Expressive Microstructure in Music: A Preliminary Perceptual Assessment of Four Composers' "Pulses".

Number 666
Year 1989
Drawer 12
Entry Date 11/15/1999
Authors Repp, B. H.
Contact
Publication Music Perception, 6(3), 243-274.
url http://www.haskins.yale.edu/Reprints/HL0666.pdf
Abstract According to a provocative theory set forth by Manfred Clynes, there are composer-specific cyclic patterns of (unnotated) musical microstructure that, when discovered and realized by a performer, help to give the music its characteristic expressive quality.
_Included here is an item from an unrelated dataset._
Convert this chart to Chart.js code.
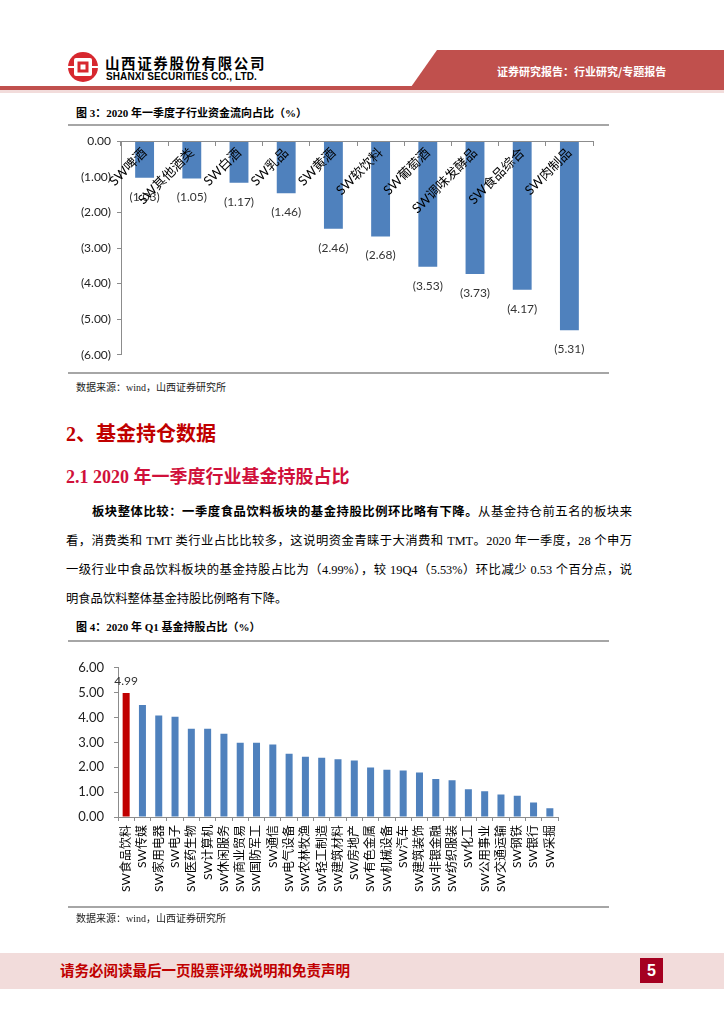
<!DOCTYPE html>
<html>
<head>
<meta charset="utf-8">
<script src="https://cdn.jsdelivr.net/npm/chart.js@4/dist/chart.umd.min.js"></script>
<style>
  html, body { margin: 0; padding: 0; background: #fff; }
  #page { position: relative; width: 724px; height: 1024px; overflow: hidden; background: #fff;
          font-family: "Liberation Serif", "Noto Sans CJK SC", serif; color: #000; }
  .abs { position: absolute; white-space: nowrap; }
  .cap { font-size: 11px; font-weight: bold; left: 76px; }
  .src { font-size: 10px; left: 76px; color: #222; }
  .rule { position: absolute; left: 68px; width: 541px; height: 2px; background: #A6A6A6; }
  .para { position: absolute; left: 66px; width: 566px; font-size: 12.3px; line-height: 16px;
          text-align: justify; text-align-last: justify; white-space: normal; }
</style>
</head>
<body>
<div id="page">
  <!-- header -->
  <svg class="abs" style="left:0;top:0" width="724" height="96">
    <polygon points="437,50 724,50 724,87 411,87" fill="#C0504D"/>
    <rect x="0" y="86" width="724" height="4" fill="#C0504D"/>
    <rect x="0" y="90" width="724" height="3" fill="#F2DCDB"/>
    <circle cx="83" cy="67" r="15" fill="#D7282F"/>
    <rect x="74" y="58" width="18" height="18" rx="2" fill="#fff"/>
    <rect x="77.5" y="61.5" width="11" height="11" fill="#D7282F"/>
    <rect x="80.5" y="64.5" width="5" height="5" fill="#fff"/>
    <rect x="68" y="66" width="6" height="2" fill="#fff"/>
    <rect x="92" y="66" width="6" height="2" fill="#fff"/>
  </svg>
  <div class="abs" style="left:105px;top:54px;font-size:14.5px;font-weight:bold;letter-spacing:1.6px;font-family:'Noto Sans CJK SC',sans-serif;line-height:18px;">山西证券股份有限公司</div>
  <div class="abs" style="left:106px;top:71px;font-size:10px;font-weight:bold;font-family:'Liberation Sans',sans-serif;line-height:12px;letter-spacing:0.1px;">SHANXI SECURITIES CO., LTD.</div>
  <div class="abs" style="left:497px;top:64px;font-size:11px;font-weight:bold;color:#fff;font-family:'Noto Sans CJK SC',sans-serif;line-height:15px;">证券研究报告：行业研究/专题报告</div>

  <!-- figure 3 -->
  <div class="abs cap" style="top:105px;line-height:16px;">图 3：2020 年一季度子行业资金流向占比（%）</div>
  <div class="rule" style="top:124px;"></div>
  <div class="abs" style="left:60px;top:128px;width:560px;height:240px;"><canvas id="c1"></canvas></div>
  <div class="rule" style="top:372px;"></div>
  <div class="abs src" style="top:381px;line-height:14px;">数据来源：wind，山西证券研究所</div>

  <!-- headings -->
  <div class="abs" style="left:66px;top:422px;font-size:20px;font-weight:bold;color:#C00000;line-height:24px;">2、基金持仓数据</div>
  <div class="abs" style="left:66px;top:466px;font-size:18px;font-weight:bold;color:#D0103A;line-height:22px;">2.1 2020 年一季度行业基金持股占比</div>

  <div class="para" style="top:504px;left:92px;width:540px;"><b>板块整体比较：一季度食品饮料板块的基金持股比例环比略有下降。</b>从基金持仓前五名的板块来</div>
  <div class="para" style="top:533px;">看，消费类和 TMT 类行业占比比较多，这说明资金青睐于大消费和 TMT。2020 年一季度，28 个申万</div>
  <div class="para" style="top:562px;">一级行业中食品饮料板块的基金持股占比为（4.99%），较 19Q4（5.53%）环比减少 0.53 个百分点，说</div>
  <div class="para" style="top:591px;text-align:left;text-align-last:left;">明食品饮料整体基金持股比例略有下降。</div>

  <!-- figure 4 -->
  <div class="abs cap" style="top:619px;line-height:16px;">图 4：2020 年 Q1 基金持股占比（%）</div>
  <div class="rule" style="top:640px;"></div>
  <div class="abs" style="left:60px;top:650px;width:520px;height:262px;"><canvas id="c2"></canvas></div>
  <div class="rule" style="top:906px;"></div>
  <div class="abs src" style="top:912px;line-height:14px;">数据来源：wind，山西证券研究所</div>

  <!-- footer -->
  <div class="abs" style="left:0;top:953px;width:724px;height:36px;background:#F2DCDB;"></div>
  <div class="abs" style="left:60px;top:961px;font-size:14.5px;font-weight:bold;color:#C00000;font-family:'Noto Sans CJK SC',sans-serif;line-height:18px;">请务必阅读最后一页股票评级说明和免责声明</div>
  <div class="abs" style="left:640px;top:958px;width:23px;height:25px;background:#A50021;color:#fff;font-weight:bold;font-size:16px;line-height:25px;text-align:center;font-family:'Liberation Sans',sans-serif;">5</div>
</div>

<script>
// ---------- data ----------
const flowCategories = ['SW啤酒','SW其他酒类','SW白酒','SW乳品','SW黄酒','SW软饮料','SW葡萄酒','SW调味发酵品','SW食品综合','SW肉制品'];
const flowValues = [-1.03,-1.05,-1.17,-1.46,-2.46,-2.68,-3.53,-3.73,-4.17,-5.31];
const flowTicks = [0,-1,-2,-3,-4,-5,-6];

const fundCategories = ['SW食品饮料','SW传媒','SW家用电器','SW电子','SW医药生物','SW计算机','SW休闲服务','SW商业贸易','SW国防军工','SW通信','SW电气设备','SW农林牧渔','SW轻工制造','SW建筑材料','SW房地产','SW有色金属','SW机械设备','SW汽车','SW建筑装饰','SW非银金融','SW纺织服装','SW化工','SW公用事业','SW交通运输','SW钢铁','SW银行','SW采掘'];
const fundValues = [4.99,4.50,4.08,4.03,3.55,3.55,3.35,2.99,2.99,2.92,2.54,2.42,2.38,2.32,2.27,1.99,1.90,1.87,1.79,1.53,1.48,1.12,1.04,0.90,0.85,0.58,0.35];
const fundTicks = [0,1,2,3,4,5,6];
const fundLabeled = [0];

// ---------- helpers ----------
const BLUE = '#4F81BD', RED = '#C00000', AXIS = '#8C8C8C';
const sansFont = "Lato, 'Noto Sans CJK SC', sans-serif";

const barLabels = {
  id: 'barLabels',
  afterDatasetsDraw(chart, args, opts) {
    const ctx = chart.ctx;
    const meta = chart.getDatasetMeta(0);
    const data = chart.data.datasets[0].data;
    ctx.save();
    ctx.font = opts.font;
    ctx.fillStyle = opts.color;
    ctx.textAlign = 'center';
    ctx.textBaseline = 'middle';
    meta.data.forEach((bar, i) => {
      if (opts.only && opts.only.indexOf(i) < 0) return;
      const v = data[i];
      const txt = opts.format(v);
      const y = v < 0 ? bar.y + opts.offset : bar.y - opts.offset;
      ctx.fillText(txt, bar.x, y);
    });
    ctx.restore();
  }
};

// ---------- chart 1 ----------
new Chart(document.getElementById('c1'), {
  type: 'bar',
  data: {
    labels: flowCategories,
    datasets: [{ data: flowValues, backgroundColor: BLUE, borderWidth: 0,
                 barPercentage: 0.4, categoryPercentage: 1.0 }]
  },
  options: {
    responsive: true, maintainAspectRatio: false, animation: false,
    devicePixelRatio: 1,
    layout: { padding: { top: 13, right: 27, bottom: 10, left: 0 } },
    plugins: {
      legend: { display: false }, tooltip: { enabled: false },
      barLabels: { font: "12px " + sansFont, color: '#333', offset: 19,
                   format: v => '(' + Math.abs(v).toFixed(2) + ')' }
    },
    scales: {
      x: {
        position: { y: 0 },
        grid: { drawOnChartArea: false, drawTicks: true, tickLength: 4, color: AXIS, offset: true, z: 1 },
        border: { color: AXIS, width: 1, z: 1 },
        ticks: { z: 1, autoSkip: false, minRotation: 45, maxRotation: 45, padding: 0,
                 color: '#000', font: { family: sansFont, size: 13 } }
      },
      y: {
        min: -6, max: 0,
        afterBuildTicks: s => { s.ticks = flowTicks.map(v => ({ value: v })); },
        afterFit: s => { s.width = 61; },
        grid: { drawOnChartArea: false, drawTicks: true, tickLength: 4, color: AXIS },
        border: { color: AXIS, width: 1 },
        ticks: { padding: 6, color: '#222', font: { family: sansFont, size: 12 },
                 callback: v => v === 0 ? '0.00' : '(' + Math.abs(v).toFixed(2) + ')' }
      }
    }
  },
  plugins: [barLabels]
});

// ---------- chart 2 ----------
new Chart(document.getElementById('c2'), {
  type: 'bar',
  data: {
    labels: fundCategories,
    datasets: [{ data: fundValues,
                 backgroundColor: fundValues.map((v, i) => i === 0 ? RED : BLUE),
                 borderWidth: 0, barPercentage: 0.43, categoryPercentage: 1.0 }]
  },
  options: {
    responsive: true, maintainAspectRatio: false, animation: false,
    devicePixelRatio: 1,
    layout: { padding: { top: 12, right: 22, bottom: 0, left: 0 } },
    plugins: {
      legend: { display: false }, tooltip: { enabled: false },
      barLabels: { font: "12px " + sansFont, color: '#333', offset: 12, only: fundLabeled,
                   format: v => v.toFixed(2) }
    },
    scales: {
      x: {
        grid: { drawOnChartArea: false, drawTicks: true, tickLength: 4, color: AXIS, offset: true },
        border: { color: AXIS, width: 1 },
        afterFit: s => { s.height = 95; },
        ticks: { autoSkip: false, minRotation: 90, maxRotation: 90, padding: 4,
                 color: '#000', font: { family: sansFont, size: 12 } }
      },
      y: {
        min: 0, max: 6,
        afterBuildTicks: s => { s.ticks = fundTicks.map(v => ({ value: v })); },
        afterFit: s => { s.width = 58; },
        grid: { drawOnChartArea: false, drawTicks: true, tickLength: 4, color: AXIS },
        border: { color: AXIS, width: 1 },
        ticks: { padding: 10, color: '#222', font: { family: sansFont, size: 13 },
                 callback: v => v.toFixed(2) }
      }
    }
  },
  plugins: [barLabels]
});
</script>
</body>
</html>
Clynes, relying mainly on his own judgment as an experienced musician, has derived such personal “pulses” for several famous composers by imposing time and amplitude perturbations on computer-controlled performances of classical music and modifying them until they converged on some optimal expression. To conduct a preliminary test of the general music lover’s appreciation of such “pulsed” performances, two sets of piano pieces by Beethoven, Handy, Mozart, and Schubert, one in quadruple and the other in triple meter, were selected for this study. Each piece was synthesized with each composer’s pulse and also without any pulse. These different versions were presented in random order to listeners of varying musical sophistication for preference judgments relative to the unpulsed version. There were reliable changes in listener’s pulse preferences across different composers’ pieces, which affirms one essential prerequisite of Clynes’ theory. Moreover, in several instances the “correct” pulse was preferred most, which suggests not only that these pulse patterns indeed capture composer specific qualities, but also that listeners without extensive musical experience can appreciate them. In other cases, however, listeners’ preferences were not as expected, and possible causes for these deviations are discussed.